» **AIM**
Retype nothing but the lines from the start of the material up to and including the line with "y_ticks = [100, 200, 300, 400, 500, 600, 700, 800]". Pictures don't belong in the copy.

» **SUPPLIED INFORMATION**

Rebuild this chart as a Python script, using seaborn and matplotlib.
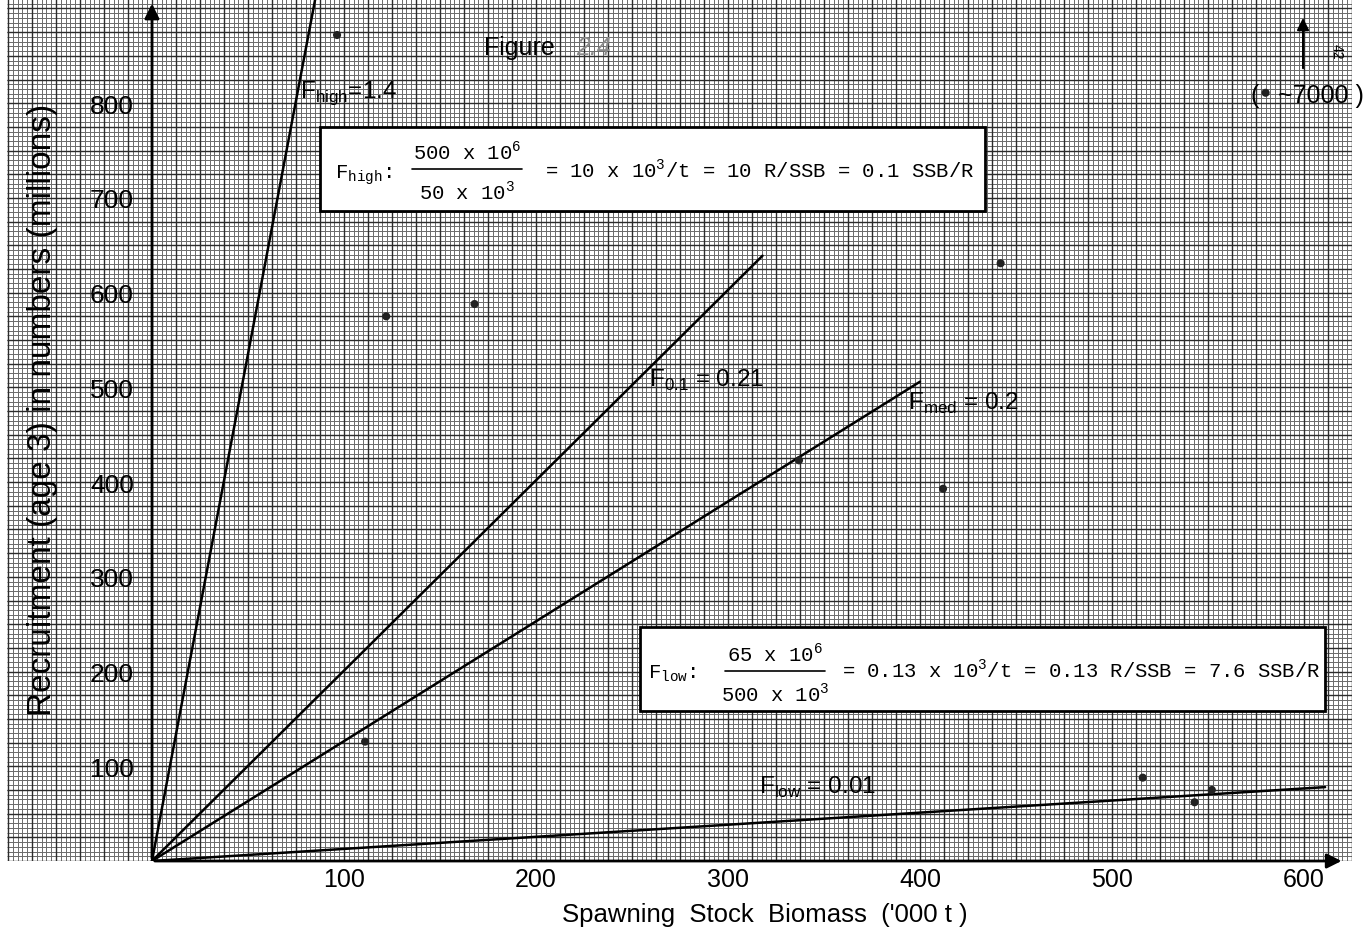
import matplotlib
matplotlib.use("Agg")
import matplotlib.pyplot as plt
import numpy as np
import pandas as pd
import seaborn as sns
from matplotlib.patches import Rectangle

# observed stock / recruitment pairs ('000 t, millions)
ssb = [96.4, 111, 122, 168, 337, 412, 442, 516, 543, 552]
recruits = [872, 126, 575, 588, 423, 393, 631, 88, 62, 75]
# the off-scale year (~7000 million), marked near the top
outlier_ssb = [580]
outlier_rec = [811]

# replacement lines drawn from the origin, end points
line_names = ["Fhigh", "F0.1", "Fmed", "Flow"]
line_end_ssb = [87, 318, 400, 611]
line_end_rec = [931, 639, 506, 78]

x_ticks = [100, 200, 300, 400, 500, 600]
y_ticks = [100, 200, 300, 400, 500, 600, 700, 800]

sns.set_theme(style="white")
plt.rcParams["font.family"] = ["Liberation Sans", "DejaVu Sans"]
plt.rcParams["mathtext.fontset"] = "custom"
plt.rcParams["mathtext.rm"] = "Liberation Sans"
plt.rcParams["mathtext.sf"] = "Liberation Sans"
plt.rcParams["mathtext.tt"] = "Liberation Mono"
for key in ["text.color", "axes.labelcolor", "xtick.color", "ytick.color"]:
    plt.rcParams[key] = "black"

fig = plt.figure(figsize=(13.67, 9.37), dpi=100, facecolor="white")
ax = fig.add_axes([7 / 1367, 75 / 937, 1345 / 1367, 862 / 937])
ax.set_xlim(-75.5, 625)
ax.set_ylim(0, 910)
ax.set_facecolor("white")

# graph paper
ax.vlines(np.arange(-75, 626, 2.5), 0, 910, color="#6a6a6a", lw=0.7, zorder=0)
ax.hlines(np.arange(0, 911, 5), -75.5, 625, color="#6a6a6a", lw=0.7, zorder=0)
ax.vlines(np.arange(-75, 626, 12.5), 0, 910, color="#2c2c2c", lw=1.0, zorder=0)
ax.hlines(np.arange(0, 911, 25), -75.5, 625, color="#2c2c2c", lw=1.0, zorder=0)

# lines from origin
lines = pd.DataFrame({
    "ssb": [0] * len(line_names) + line_end_ssb,
    "rec": [0] * len(line_names) + line_end_rec,
    "line": line_names * 2,
})
sns.lineplot(data=lines, x="ssb", y="rec", hue="line",
             palette=["black"] * len(line_names), estimator=None, sort=False,
             lw=1.8, legend=False, ax=ax, zorder=3)

pts = pd.DataFrame({"ssb": ssb + outlier_ssb, "rec": recruits + outlier_rec})
sns.scatterplot(data=pts, x="ssb", y="rec", color="#222222", s=34,
                edgecolor="none", ax=ax, zorder=4)

# axes with arrow heads
for s in ax.spines.values():
    s.set_visible(False)
ax.spines["left"].set_position(("data", 0))
ax.annotate("", xy=(0, 908), xytext=(0, 0),
            arrowprops=dict(arrowstyle="-|>", lw=2, color="black", mutation_scale=22))
ax.annotate("", xy=(621, 0), xytext=(0, 0),
            arrowprops=dict(arrowstyle="-|>", lw=2, color="black", mutation_scale=22))

ax.set_xticks(x_ticks)
ax.set_yticks(y_ticks)
ax.tick_params(axis="both", direction="in", length=7, width=1.5, color="black")
ax.tick_params(axis="y", labelsize=19, pad=13)
ax.tick_params(axis="x", labelsize=18, pad=4)
ax.set_xlabel("Spawning  Stock  Biomass  ('000 t )", fontsize=18.5)
ax.set_ylabel("Recruitment (age 3) in numbers (millions)", fontsize=24)
ax.xaxis.set_label_coords(0.5636, -0.048)
ax.yaxis.set_label_coords(0.038, 0.524)

# line labels
lab = dict(fontsize=17.5, va="baseline", ha="left", zorder=6)
ax.text(77, 807, r"F$_{\mathsf{high}}$=1.4", **lab)
ax.text(259, 502, r"F$_{\mathsf{0.1}}$ = 0.21", **lab)
ax.text(394, 477, r"F$_{\mathsf{med}}$ = 0.2", **lab)
ax.text(316, 72, r"F$_{\mathsf{low}}$ = 0.01", **lab)

ax.text(173, 852, "Figure", fontsize=18, va="baseline")
ax.text(221, 852, "2.4", fontsize=18, va="baseline", color="#8a8a8a", style="italic")

# boxes with the ratios
mono = dict(family=["Liberation Mono", "DejaVu Sans Mono"], fontsize=14.8, zorder=8)
ax.add_patch(Rectangle((87.5, 686.4), 346.4, 88.7, facecolor="white",
                       edgecolor="black", lw=2, zorder=7))
ax.text(95.3, 722, r"F$_{\mathtt{high}}$:", va="baseline", **mono)
ax.text(164, 741, r"500 x 10$^{\mathtt{6}}$", ha="center", va="baseline", **mono)
ax.plot([135.4, 192.7], [730.7, 730.7], color="black", lw=1.2, zorder=8)
ax.text(164, 699, r"50 x 10$^{\mathtt{3}}$", ha="center", va="baseline", **mono)
ax.text(204.7, 722, r"= 10 x 10$^{\mathtt{3}}$/t = 10 R/SSB = 0.1 SSB/R",
        va="baseline", **mono)

ax.add_patch(Rectangle((254.2, 158.4), 356.8, 88.7, facecolor="white",
                       edgecolor="black", lw=2, zorder=7))
ax.text(258.3, 194.3, r"F$_{\mathtt{low}}$:", va="baseline", **mono)
ax.text(324.5, 211.2, r"65 x 10$^{\mathtt{6}}$", ha="center", va="baseline", **mono)
ax.plot([298.4, 350.5], [200.6, 200.6], color="black", lw=1.2, zorder=8)
ax.text(324.5, 169, r"500 x 10$^{\mathtt{3}}$", ha="center", va="baseline", **mono)
ax.text(359.4, 194.3, r"= 0.13 x 10$^{\mathtt{3}}$/t = 0.13 R/SSB = 7.6 SSB/R",
        va="baseline", **mono)

# off-scale note
ax.annotate("", xy=(599.5, 893), xytext=(599.5, 834),
            arrowprops=dict(arrowstyle="-|>", lw=1.5, color="black", mutation_scale=18))
ax.text(571.9, 801.5, "(", fontsize=18, va="baseline")
ax.text(586.5, 801.5, "~7000 )", fontsize=18, va="baseline")
ax.text(617, 855, "42", fontsize=10, rotation=-90, ha="center", va="center")

fig.savefig("out.png", dpi=100, facecolor="white")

» **OUTPUT**
Rebuild this chart as a Python script, using seaborn and matplotlib.
import matplotlib
matplotlib.use("Agg")
import matplotlib.pyplot as plt
import numpy as np
import pandas as pd
import seaborn as sns
from matplotlib.patches import Rectangle

# observed stock / recruitment pairs ('000 t, millions)
ssb = [96.4, 111, 122, 168, 337, 412, 442, 516, 543, 552]
recruits = [872, 126, 575, 588, 423, 393, 631, 88, 62, 75]
# the off-scale year (~7000 million), marked near the top
outlier_ssb = [580]
outlier_rec = [811]

# replacement lines drawn from the origin, end points
line_names = ["Fhigh", "F0.1", "Fmed", "Flow"]
line_end_ssb = [87, 318, 400, 611]
line_end_rec = [931, 639, 506, 78]

x_ticks = [100, 200, 300, 400, 500, 600]
y_ticks = [100, 200, 300, 400, 500, 600, 700, 800]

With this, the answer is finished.